この記事は約 4 分くらいで読めます
歩道を走る自転車が怖い
歩行者として歩道を歩いていると、前方や後方から迫ってくる自転車を怖く感じたことがありませんか?
特に、自分との相対的な速度差が大きい場合、さらにその速度差を変えないまま近づいていくる場合、近づくにつれて恐ろしさが増します。衝突した場合の衝撃が大きいだろうという恐怖も感じますが、その衝撃がかなりのものであることと、それによってもたらされる被害の大きさについてまったく想像することを拒否した運転者の考えに対する怖さとの両方を感じます。
明らかに時速20キロを超えて近づいてくるケースに関しては、運転者の目を見ますと、けっこうな割合で強い意志を感じるほどキマっていることが多いので、「あーこれは来るな」とわかります。子乗せに子供を乗せているケースに関しては、電動アシスト自転車+成人体重+子供体重という総重量100kg以上の重量物が一体どのくらいに衝撃をもたらすのかを理解されていない様子なので、大変なことだなと思います。
むしろ、ぼくが子供と並んで歩いていることに対して、「邪魔である」とジャッジしているのでしょうし、そういった正義感を伴った力の行使がもっとも厄介で恐ろしいものだと思います。歩道ですからね。歩道で歩行者が広がって歩いても、法的にも倫理的にもなんの問題もありませんし、自転車は自転車を降りるか、車道を走行するべきという以外にありません。
法律について書いておきます。自転車で歩道を通行する場合は、徐行しなければなりません。歩道の普通自転車通行指定部分を通行中に歩行者がいない場合は、すぐに徐行に移ることができるような速度で進行することができます。その場合の徐行とは時速8-10キロをさします。例えるなら、ゆっくりしたランニング程度です。つまり、歩道上において自転車はランナーを追い抜けないようになっており、法律の指す目安としては、妥当性があると思います。
広いほうがいいのか、狭いほうがいいのか
下の写真は、左が曳舟川通り(東向島6丁目付近)、右が本所4丁目の路地のそれぞれの歩道の写真です。何が違うかというと、歩道の広さが違います。
子供と二人で歩いてみますと、歩道が広い場合には対向あるいは後方から追い抜く自転車の速度は速く、ほぼ減速する意思を見せずに走り抜ける様子がたいへん多く感じます。ぼくの側でも、子供の側でも、違いはなく、速度を落とす様子はかなり稀です。
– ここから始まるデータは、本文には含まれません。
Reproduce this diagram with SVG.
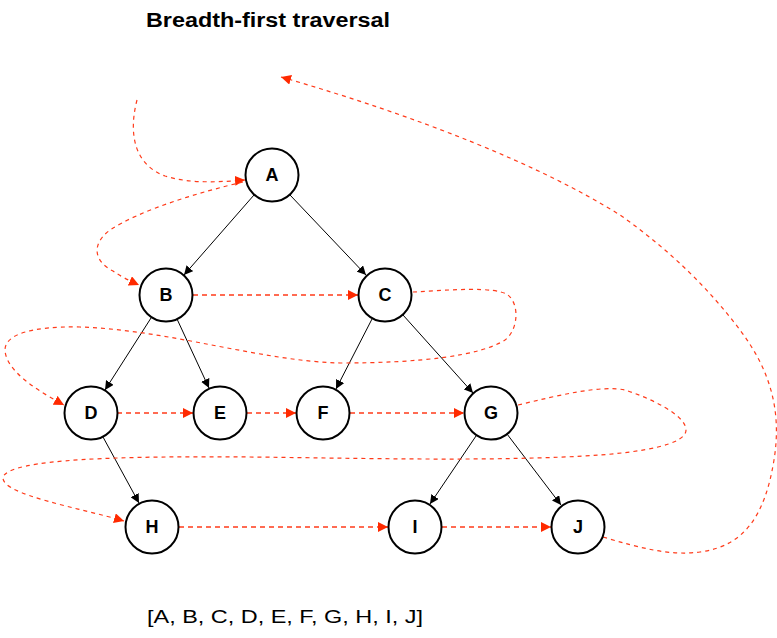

一方、歩道が狭いケースに関しては、まったくスペースがないため、ぼくらの側方を無理して通過せず、車道へ出て走行する様子がかなり多く見られます。ただ、それによって車道を逆走されるケースに関して、運転者の思慮の浅はかさは感じますが。
こうして考えてみると、広い歩道は車道をクルマに明け渡すために自転車を歩道へ閉じ込める意思があるようにも感じます。結果として、本来の主役である歩行者が歩道の中で危険な目にあったり、追い込まれたりしてしまうのは本末転倒でしょう。むしろ、歩道は歩行者や車椅子などの利用者が通れるくらいに設計し、車道の路側帯を広く確保するなどし、歩道から自転車を締め出し、全面的に歩行者に返すべきでしょう。性善説でいえば、「歩道上では必ず減速し…」と法律に記載してあればいいように思いますが、実際には守られませんし、その結果が現在です。
自転車は歩道を走ると危険でしかない
自転車が歩道を走る場合、歩行者に危険をもたらすという意味で危険です。また、交差点においてクルマから見た場合に、視認される確率が下がりますし、認識されてから衝突するまでの時間が短いためにたいへん危険です。ですから、基本的車道を走るよう法律として記載されています。自転車で走行する場合には、自転車に乗る自分自身と歩道を利用する歩行者を守るために、車道を走行しましょう。
なお、ご存知でない場合があるかも知れないので記載しておきますと、「歩道上で自転車と歩行者が衝突するなどして事故になった場合、いかなる場合でも100%自転車側の責任が問われる」ことは、すでに地裁の判例として出ていますので、歩行者がスマホを見ていようと、並んでいようと、座っていようと、どんな気に入らない行動であろうと、それに対して自転車は攻撃的な行動をするべきではありません。相手を自分の恣意的な正義に照らし合わせて正そうと思ってはいけません。それは自分自身を損害賠償という大変な責任問題へ追い込むことにしかなりませんし、法的にも正しくありません。相手に怪我でもさせただけで大変なことですし、もし後遺症が残るようなことがあれば、一生をかけて責任を果たしていく自体になってしまいます。自転車では車道を走行しましょう。